--- Start Collected material ---
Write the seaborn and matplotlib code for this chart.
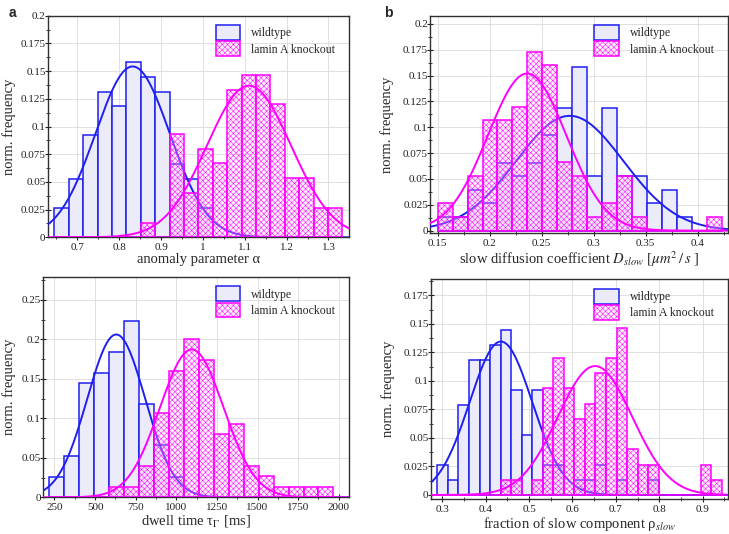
import numpy as np
import pandas as pd
import seaborn as sns
import matplotlib.pyplot as plt
from matplotlib.patches import Patch
from matplotlib.ticker import MultipleLocator, AutoMinorLocator, FuncFormatter

# counts per histogram bin (76 wildtype / 75 knockout cells)
# anomaly parameter alpha
alpha_bins = (0.645, 1.333, 20)
alpha_wt = [2, 4, 7, 10, 9, 12, 11, 10, 5, 4, 2, 0, 0, 0, 0, 0, 0, 0, 0, 0]
alpha_ko = [0, 0, 0, 0, 0, 0, 1, 0, 7, 3, 6, 5, 10, 11, 11, 9, 4, 4, 2, 2]
alpha_fit_wt = (0.832, 0.089)
alpha_fit_ko = (1.110, 0.1003)

# slow diffusion coefficient
diff_bins = (0.150, 0.423, 19)
diff_wt = [1, 1, 3, 2, 5, 4, 5, 7, 9, 12, 4, 9, 4, 4, 2, 3, 1, 0, 0]
diff_ko = [2, 1, 4, 8, 8, 9, 13, 12, 5, 4, 1, 2, 4, 1, 0, 0, 0, 0, 1]
diff_fit_wt = (0.277, 0.0516)
diff_fit_ko = (0.236, 0.0377)

# dwell time [ms]
dwell_bins = (219, 1967, 19)
dwell_wt = [2, 4, 11, 12, 14, 17, 9, 5, 2, 0, 0, 0, 0, 0, 0, 0, 0, 0, 0]
dwell_ko = [0, 0, 0, 0, 1, 1, 3, 8, 12, 15, 13, 6, 7, 3, 2, 1, 1, 1, 1]
dwell_fit_wt = (630, 178)
dwell_fit_ko = (1095, 196)

# fraction of slow component
rho_bins = (0.2885, 0.9446, 27)
rho_wt = [2, 1, 6, 9, 9, 10, 11, 7, 4, 7, 2, 2, 0, 1, 1, 2, 0, 1, 0, 0, 1, 0, 0, 0, 0, 0, 0]
rho_ko = [0, 0, 0, 0, 0, 0, 1, 1, 0, 1, 7, 9, 7, 5, 6, 8, 9, 11, 3, 2, 2, 0, 0, 0, 0, 2, 1]
rho_fit_wt = (0.435, 0.0721)
rho_fit_ko = (0.652, 0.0858)

labels = ["wildtype", "lamin A knockout"]

sns.set_style("whitegrid")
plt.rcParams['font.family'] = ['Liberation Serif', 'DejaVu Serif']
plt.rcParams['mathtext.fontset'] = 'stix'
plt.rcParams['hatch.linewidth'] = 0.35

BLUE = '#1f1ff0'
MAG = '#ff00ff'
WT_FILL = '#ebebfa'
KO_FILL = (1.0, 0.78, 1.0, 0.3)
HATCH = 'xxxxxx'

W, H = 729, 534


def hist_panel(ax, bins, wt, ko, fit_wt, fit_ko, xlim, ylim, xstep, ystep, xlabel, ylab_px):
    lo, hi, n = bins
    width = (hi - lo) / n
    centers = lo + width * (np.arange(n) + 0.5)
    df = pd.DataFrame({"x": centers, "wt": wt, "ko": ko})

    xs = np.linspace(xlim[0], xlim[1], 400)

    def gauss(p):
        mu, sd = p
        return width * np.exp(-(xs - mu) ** 2 / (2 * sd ** 2)) / (sd * np.sqrt(2 * np.pi))

    sns.histplot(data=df, x="x", weights="wt", bins=n, binrange=(lo, hi), stat="probability", ax=ax,
                 facecolor=WT_FILL, edgecolor=BLUE, linewidth=1.1, zorder=2)
    sns.lineplot(x=xs, y=gauss(fit_wt), color=BLUE, lw=1.4, ax=ax, zorder=3)
    sns.histplot(data=df, x="x", weights="ko", bins=n, binrange=(lo, hi), stat="probability", ax=ax,
                 facecolor=KO_FILL, edgecolor=MAG, linewidth=1.1, hatch=HATCH, zorder=4)
    sns.lineplot(x=xs, y=gauss(fit_ko), color=MAG, lw=1.4, ax=ax, zorder=5)

    ax.set_xlim(*xlim)
    ax.set_ylim(*ylim)
    ax.xaxis.set_major_locator(MultipleLocator(xstep))
    ax.yaxis.set_major_locator(MultipleLocator(ystep))
    ax.xaxis.set_minor_locator(AutoMinorLocator(2))
    ax.yaxis.set_minor_locator(AutoMinorLocator(2))
    fmt = FuncFormatter(lambda v, p: "{:g}".format(round(v, 4)))
    ax.xaxis.set_major_formatter(fmt)
    ax.yaxis.set_major_formatter(fmt)
    ax.tick_params(which='major', direction='inout', length=5, width=0.8, labelsize=8,
                   bottom=True, left=True, colors='#222222')
    ax.tick_params(axis='x', which='major', pad=1.5)
    ax.tick_params(axis='y', which='major', pad=-1)
    ax.tick_params(which='minor', direction='inout', length=3, width=0.6,
                   bottom=True, left=True, colors='#222222')
    ax.grid(True, which='major', color='#dadada', lw=0.6)
    ax.grid(False, which='minor')
    ax.set_axisbelow(True)
    for s in ax.spines.values():
        s.set_color('#303030')
        s.set_linewidth(1.0)
    ax.set_xlabel(xlabel, fontsize=10.5, labelpad=1)
    ax.set_ylabel("norm. frequency", fontsize=10.5, va='center')
    pos = ax.get_position()
    ax.yaxis.set_label_coords((ylab_px / W - pos.x0) / pos.width, 0.5)

    handles = [Patch(facecolor=WT_FILL, edgecolor=BLUE, lw=1.1),
               Patch(facecolor=KO_FILL, edgecolor=MAG, lw=1.1, hatch=HATCH)]
    ax.legend(handles, labels, loc='upper right', frameon=False, fontsize=8.5,
              handlelength=2.1, handleheight=1.55, labelspacing=0.12, handletextpad=0.9,
              borderaxespad=0.4, bbox_to_anchor=(0.985, 1.0))


fig = plt.figure(figsize=(7.29, 5.34), dpi=100)
ax_a = fig.add_axes([47.7 / W, 1 - 237.3 / H, 301.3 / W, 221.6 / H])
ax_b = fig.add_axes([430 / W, 1 - 233.3 / H, 297.7 / W, 217.6 / H])
ax_c = fig.add_axes([42.8 / W, 1 - 497.3 / H, 306.2 / W, 220.3 / H])
ax_d = fig.add_axes([430.7 / W, 1 - 499.3 / H, 297 / W, 220 / H])

hist_panel(ax_a, alpha_bins, alpha_wt, alpha_ko, alpha_fit_wt, alpha_fit_ko,
           (0.629, 1.349), (0, 0.2), 0.1, 0.025, "anomaly parameter α", 9)
hist_panel(ax_b, diff_bins, diff_wt, diff_ko, diff_fit_wt, diff_fit_ko,
           (0.1426, 0.4289), (-0.0026, 0.208), 0.05, 0.025,
           r"slow diffusion coefficient $D_{slow}$ [$\mu m^2\,/\,s$ ]", 387)
hist_panel(ax_c, dwell_bins, dwell_wt, dwell_ko, dwell_fit_wt, dwell_fit_ko,
           (178, 2063), (0, 0.279), 250, 0.05, r"dwell time τ$_\Gamma$ [ms]", 9)
hist_panel(ax_d, rho_bins, rho_wt, rho_ko, rho_fit_wt, rho_fit_ko,
           (0.273, 0.958), (-0.0038, 0.189), 0.1, 0.025,
           r"fraction of slow component ρ$_{slow}$", 388)

fig.text(0.012, 0.975, "a", fontsize=10, fontweight='bold', family='Liberation Sans', va='center')
fig.text(0.527, 0.975, "b", fontsize=10, fontweight='bold', family='Liberation Sans', va='center')

fig.savefig("out.png", dpi=100)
--- End Collected material ---
▶ _Requirement_:
Starting at the first line of the material, output exactly the lines up to and including the one with "alpha_fit_ko = (1.110, 0.1003)". Do not include the pictures.

▶ _Task solution_:
Write the seaborn and matplotlib code for this chart.
import numpy as np
import pandas as pd
import seaborn as sns
import matplotlib.pyplot as plt
from matplotlib.patches import Patch
from matplotlib.ticker import MultipleLocator, AutoMinorLocator, FuncFormatter

# counts per histogram bin (76 wildtype / 75 knockout cells)
# anomaly parameter alpha
alpha_bins = (0.645, 1.333, 20)
alpha_wt = [2, 4, 7, 10, 9, 12, 11, 10, 5, 4, 2, 0, 0, 0, 0, 0, 0, 0, 0, 0]
alpha_ko = [0, 0, 0, 0, 0, 0, 1, 0, 7, 3, 6, 5, 10, 11, 11, 9, 4, 4, 2, 2]
alpha_fit_wt = (0.832, 0.089)
alpha_fit_ko = (1.110, 0.1003)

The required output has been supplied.